- [Aim of the exercise] From the first line of the data below through the line holding "const bSig = [0,0,0,1,1];", output each line exactly and leave the pictures out.

- [Data excerpt]
◆ ◆ ◆

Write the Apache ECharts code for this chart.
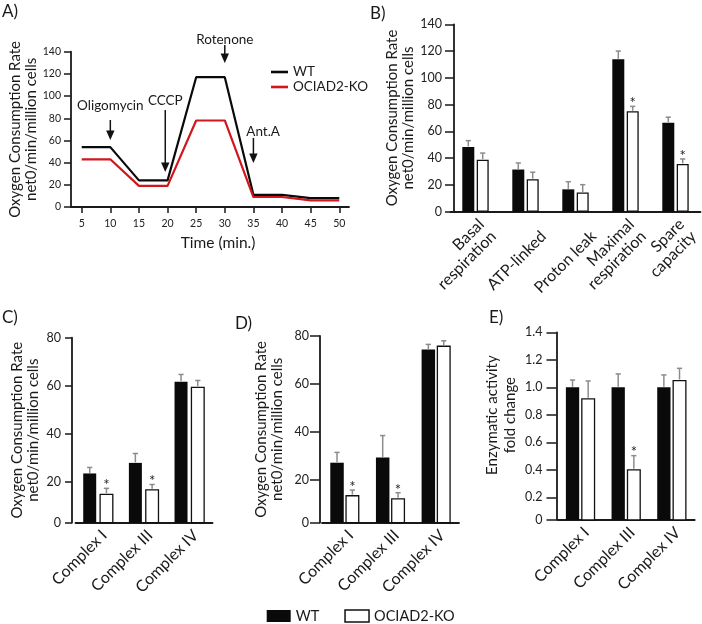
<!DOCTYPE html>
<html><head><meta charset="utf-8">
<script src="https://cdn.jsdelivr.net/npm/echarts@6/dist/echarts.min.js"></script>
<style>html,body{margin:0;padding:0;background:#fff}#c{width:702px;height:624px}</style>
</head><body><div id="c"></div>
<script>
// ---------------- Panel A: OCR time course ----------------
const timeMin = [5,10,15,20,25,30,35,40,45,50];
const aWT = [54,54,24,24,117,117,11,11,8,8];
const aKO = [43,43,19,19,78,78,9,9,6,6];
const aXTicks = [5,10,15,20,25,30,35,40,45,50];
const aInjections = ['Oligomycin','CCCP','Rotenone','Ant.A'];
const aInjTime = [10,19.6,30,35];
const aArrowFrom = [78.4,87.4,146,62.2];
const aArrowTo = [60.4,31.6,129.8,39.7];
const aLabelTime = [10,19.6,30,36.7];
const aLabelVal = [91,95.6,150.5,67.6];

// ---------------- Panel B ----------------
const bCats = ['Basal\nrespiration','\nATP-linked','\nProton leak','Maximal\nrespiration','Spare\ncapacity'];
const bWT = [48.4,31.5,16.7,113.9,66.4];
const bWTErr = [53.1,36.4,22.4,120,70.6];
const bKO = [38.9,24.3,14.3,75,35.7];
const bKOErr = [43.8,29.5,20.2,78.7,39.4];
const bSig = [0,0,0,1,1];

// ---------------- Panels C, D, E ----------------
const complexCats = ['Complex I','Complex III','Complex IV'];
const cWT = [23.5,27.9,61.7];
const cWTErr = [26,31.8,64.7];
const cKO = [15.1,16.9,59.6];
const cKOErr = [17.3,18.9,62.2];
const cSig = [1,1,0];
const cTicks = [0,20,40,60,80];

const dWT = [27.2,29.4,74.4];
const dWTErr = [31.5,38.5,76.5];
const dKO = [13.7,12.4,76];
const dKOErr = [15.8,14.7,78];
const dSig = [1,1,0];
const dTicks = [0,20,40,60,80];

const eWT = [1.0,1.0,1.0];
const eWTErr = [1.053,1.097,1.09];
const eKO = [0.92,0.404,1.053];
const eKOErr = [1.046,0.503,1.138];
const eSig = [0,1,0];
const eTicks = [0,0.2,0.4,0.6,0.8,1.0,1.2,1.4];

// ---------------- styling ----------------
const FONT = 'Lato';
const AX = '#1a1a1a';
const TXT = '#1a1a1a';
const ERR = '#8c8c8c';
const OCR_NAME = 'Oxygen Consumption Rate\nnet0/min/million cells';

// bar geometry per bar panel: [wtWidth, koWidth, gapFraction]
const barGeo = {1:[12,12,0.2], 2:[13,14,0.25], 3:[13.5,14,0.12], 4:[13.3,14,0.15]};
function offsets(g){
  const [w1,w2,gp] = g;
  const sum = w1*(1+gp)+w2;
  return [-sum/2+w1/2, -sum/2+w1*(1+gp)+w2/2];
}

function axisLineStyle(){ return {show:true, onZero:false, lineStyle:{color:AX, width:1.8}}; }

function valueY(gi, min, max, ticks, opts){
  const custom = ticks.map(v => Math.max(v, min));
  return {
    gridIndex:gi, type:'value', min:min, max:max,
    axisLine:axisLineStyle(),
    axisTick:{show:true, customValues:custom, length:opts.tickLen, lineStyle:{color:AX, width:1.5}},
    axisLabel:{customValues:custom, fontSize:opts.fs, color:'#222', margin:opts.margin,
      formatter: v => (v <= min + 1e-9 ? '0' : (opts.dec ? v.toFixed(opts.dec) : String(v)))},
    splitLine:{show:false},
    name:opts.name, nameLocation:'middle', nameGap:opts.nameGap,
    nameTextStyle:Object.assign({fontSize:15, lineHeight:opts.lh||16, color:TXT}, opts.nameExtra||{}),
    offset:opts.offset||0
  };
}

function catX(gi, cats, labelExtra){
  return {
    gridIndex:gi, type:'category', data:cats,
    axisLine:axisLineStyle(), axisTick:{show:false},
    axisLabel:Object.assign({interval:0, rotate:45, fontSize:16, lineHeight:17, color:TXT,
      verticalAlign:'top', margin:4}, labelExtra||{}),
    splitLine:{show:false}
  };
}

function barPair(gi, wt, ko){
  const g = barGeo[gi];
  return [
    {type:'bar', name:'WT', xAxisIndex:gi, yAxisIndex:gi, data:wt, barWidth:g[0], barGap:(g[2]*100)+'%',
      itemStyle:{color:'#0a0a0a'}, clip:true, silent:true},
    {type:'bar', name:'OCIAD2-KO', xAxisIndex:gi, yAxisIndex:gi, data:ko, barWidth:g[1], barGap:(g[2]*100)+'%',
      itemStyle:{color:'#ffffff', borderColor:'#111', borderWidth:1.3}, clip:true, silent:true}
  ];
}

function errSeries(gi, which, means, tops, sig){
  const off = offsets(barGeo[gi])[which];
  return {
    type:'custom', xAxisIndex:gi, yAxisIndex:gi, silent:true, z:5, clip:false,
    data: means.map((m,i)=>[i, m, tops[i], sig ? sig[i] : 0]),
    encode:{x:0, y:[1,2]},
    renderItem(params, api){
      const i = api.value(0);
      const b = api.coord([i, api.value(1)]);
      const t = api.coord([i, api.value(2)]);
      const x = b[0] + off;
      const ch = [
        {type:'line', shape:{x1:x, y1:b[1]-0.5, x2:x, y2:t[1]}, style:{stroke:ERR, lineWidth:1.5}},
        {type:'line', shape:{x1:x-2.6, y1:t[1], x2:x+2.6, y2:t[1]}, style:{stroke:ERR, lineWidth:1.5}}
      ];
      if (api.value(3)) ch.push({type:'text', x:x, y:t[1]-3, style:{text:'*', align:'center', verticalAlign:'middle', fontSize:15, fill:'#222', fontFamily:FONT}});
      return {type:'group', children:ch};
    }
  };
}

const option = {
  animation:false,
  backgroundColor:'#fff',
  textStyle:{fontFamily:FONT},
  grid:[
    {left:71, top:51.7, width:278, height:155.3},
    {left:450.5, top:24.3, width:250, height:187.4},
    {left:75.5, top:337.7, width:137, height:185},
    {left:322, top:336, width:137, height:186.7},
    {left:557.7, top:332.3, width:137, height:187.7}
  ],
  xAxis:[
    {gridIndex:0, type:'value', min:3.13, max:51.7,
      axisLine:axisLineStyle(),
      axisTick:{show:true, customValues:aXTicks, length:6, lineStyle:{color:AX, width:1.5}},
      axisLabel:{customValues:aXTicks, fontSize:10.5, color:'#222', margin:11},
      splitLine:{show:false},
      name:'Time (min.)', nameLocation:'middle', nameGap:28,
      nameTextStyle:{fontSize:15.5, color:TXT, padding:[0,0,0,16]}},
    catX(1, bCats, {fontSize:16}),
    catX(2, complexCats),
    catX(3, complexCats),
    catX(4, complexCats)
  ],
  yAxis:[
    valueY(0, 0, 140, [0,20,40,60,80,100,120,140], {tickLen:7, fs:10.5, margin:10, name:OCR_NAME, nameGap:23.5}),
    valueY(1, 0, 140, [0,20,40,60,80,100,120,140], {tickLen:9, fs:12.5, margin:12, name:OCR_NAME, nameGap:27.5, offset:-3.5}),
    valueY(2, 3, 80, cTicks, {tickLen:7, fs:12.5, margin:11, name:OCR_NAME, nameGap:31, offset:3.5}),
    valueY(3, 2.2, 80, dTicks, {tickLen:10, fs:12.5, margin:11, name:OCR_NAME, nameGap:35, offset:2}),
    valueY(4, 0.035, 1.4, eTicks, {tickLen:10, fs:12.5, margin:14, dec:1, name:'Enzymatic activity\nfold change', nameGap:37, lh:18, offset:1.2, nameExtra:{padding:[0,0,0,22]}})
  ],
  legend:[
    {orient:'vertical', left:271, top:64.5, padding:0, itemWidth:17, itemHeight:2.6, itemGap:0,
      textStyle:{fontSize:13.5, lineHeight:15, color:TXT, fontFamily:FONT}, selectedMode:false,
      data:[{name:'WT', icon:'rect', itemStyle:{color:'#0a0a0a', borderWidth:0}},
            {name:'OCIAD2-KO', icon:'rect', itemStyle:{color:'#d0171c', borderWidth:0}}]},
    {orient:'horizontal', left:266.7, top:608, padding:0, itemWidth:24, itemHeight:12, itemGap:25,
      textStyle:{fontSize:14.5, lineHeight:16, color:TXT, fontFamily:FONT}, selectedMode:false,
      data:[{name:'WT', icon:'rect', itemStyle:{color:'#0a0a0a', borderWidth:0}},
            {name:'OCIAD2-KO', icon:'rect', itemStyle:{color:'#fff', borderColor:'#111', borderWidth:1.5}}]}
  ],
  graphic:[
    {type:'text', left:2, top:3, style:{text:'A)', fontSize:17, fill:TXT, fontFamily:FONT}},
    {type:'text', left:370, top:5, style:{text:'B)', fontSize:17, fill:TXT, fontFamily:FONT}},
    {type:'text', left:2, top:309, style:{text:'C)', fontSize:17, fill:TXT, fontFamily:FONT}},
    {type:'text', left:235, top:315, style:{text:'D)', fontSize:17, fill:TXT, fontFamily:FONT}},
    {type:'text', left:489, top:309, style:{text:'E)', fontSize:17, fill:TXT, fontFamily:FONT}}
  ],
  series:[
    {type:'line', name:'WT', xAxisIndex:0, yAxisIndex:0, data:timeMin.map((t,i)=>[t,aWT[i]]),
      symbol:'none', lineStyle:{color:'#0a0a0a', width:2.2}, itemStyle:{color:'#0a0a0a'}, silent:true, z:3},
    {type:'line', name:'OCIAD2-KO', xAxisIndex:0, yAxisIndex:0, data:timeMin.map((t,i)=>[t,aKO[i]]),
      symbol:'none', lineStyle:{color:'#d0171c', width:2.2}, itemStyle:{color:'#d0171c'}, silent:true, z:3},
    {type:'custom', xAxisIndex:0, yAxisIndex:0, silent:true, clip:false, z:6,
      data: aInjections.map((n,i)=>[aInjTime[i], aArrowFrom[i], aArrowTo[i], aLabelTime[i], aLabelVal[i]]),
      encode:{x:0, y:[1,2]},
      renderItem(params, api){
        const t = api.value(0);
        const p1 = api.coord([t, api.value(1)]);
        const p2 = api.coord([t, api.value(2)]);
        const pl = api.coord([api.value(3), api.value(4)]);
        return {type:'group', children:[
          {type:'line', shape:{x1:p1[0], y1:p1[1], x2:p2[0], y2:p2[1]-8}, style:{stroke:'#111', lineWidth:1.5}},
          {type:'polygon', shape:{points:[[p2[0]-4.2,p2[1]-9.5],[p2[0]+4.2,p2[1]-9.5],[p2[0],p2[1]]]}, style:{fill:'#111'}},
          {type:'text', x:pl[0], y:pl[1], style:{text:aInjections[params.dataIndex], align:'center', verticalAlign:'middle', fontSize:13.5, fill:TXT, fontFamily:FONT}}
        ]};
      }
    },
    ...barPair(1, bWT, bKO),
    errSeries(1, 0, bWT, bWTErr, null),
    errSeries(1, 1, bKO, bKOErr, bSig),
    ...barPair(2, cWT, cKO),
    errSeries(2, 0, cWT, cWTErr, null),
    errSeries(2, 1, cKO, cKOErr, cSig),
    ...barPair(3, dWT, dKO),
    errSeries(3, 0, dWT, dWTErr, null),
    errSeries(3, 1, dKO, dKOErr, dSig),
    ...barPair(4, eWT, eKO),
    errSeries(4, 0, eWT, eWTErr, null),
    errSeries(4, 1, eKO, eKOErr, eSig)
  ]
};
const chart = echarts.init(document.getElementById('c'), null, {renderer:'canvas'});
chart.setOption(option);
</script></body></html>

◆ ◆ ◆

- [Written reply]
Write the Apache ECharts code for this chart.
<!DOCTYPE html>
<html><head><meta charset="utf-8">
<script src="https://cdn.jsdelivr.net/npm/echarts@6/dist/echarts.min.js"></script>
<style>html,body{margin:0;padding:0;background:#fff}#c{width:702px;height:624px}</style>
</head><body><div id="c"></div>
<script>
// ---------------- Panel A: OCR time course ----------------
const timeMin = [5,10,15,20,25,30,35,40,45,50];
const aWT = [54,54,24,24,117,117,11,11,8,8];
const aKO = [43,43,19,19,78,78,9,9,6,6];
const aXTicks = [5,10,15,20,25,30,35,40,45,50];
const aInjections = ['Oligomycin','CCCP','Rotenone','Ant.A'];
const aInjTime = [10,19.6,30,35];
const aArrowFrom = [78.4,87.4,146,62.2];
const aArrowTo = [60.4,31.6,129.8,39.7];
const aLabelTime = [10,19.6,30,36.7];
const aLabelVal = [91,95.6,150.5,67.6];

// ---------------- Panel B ----------------
const bCats = ['Basal\nrespiration','\nATP-linked','\nProton leak','Maximal\nrespiration','Spare\ncapacity'];
const bWT = [48.4,31.5,16.7,113.9,66.4];
const bWTErr = [53.1,36.4,22.4,120,70.6];
const bKO = [38.9,24.3,14.3,75,35.7];
const bKOErr = [43.8,29.5,20.2,78.7,39.4];
const bSig = [0,0,0,1,1];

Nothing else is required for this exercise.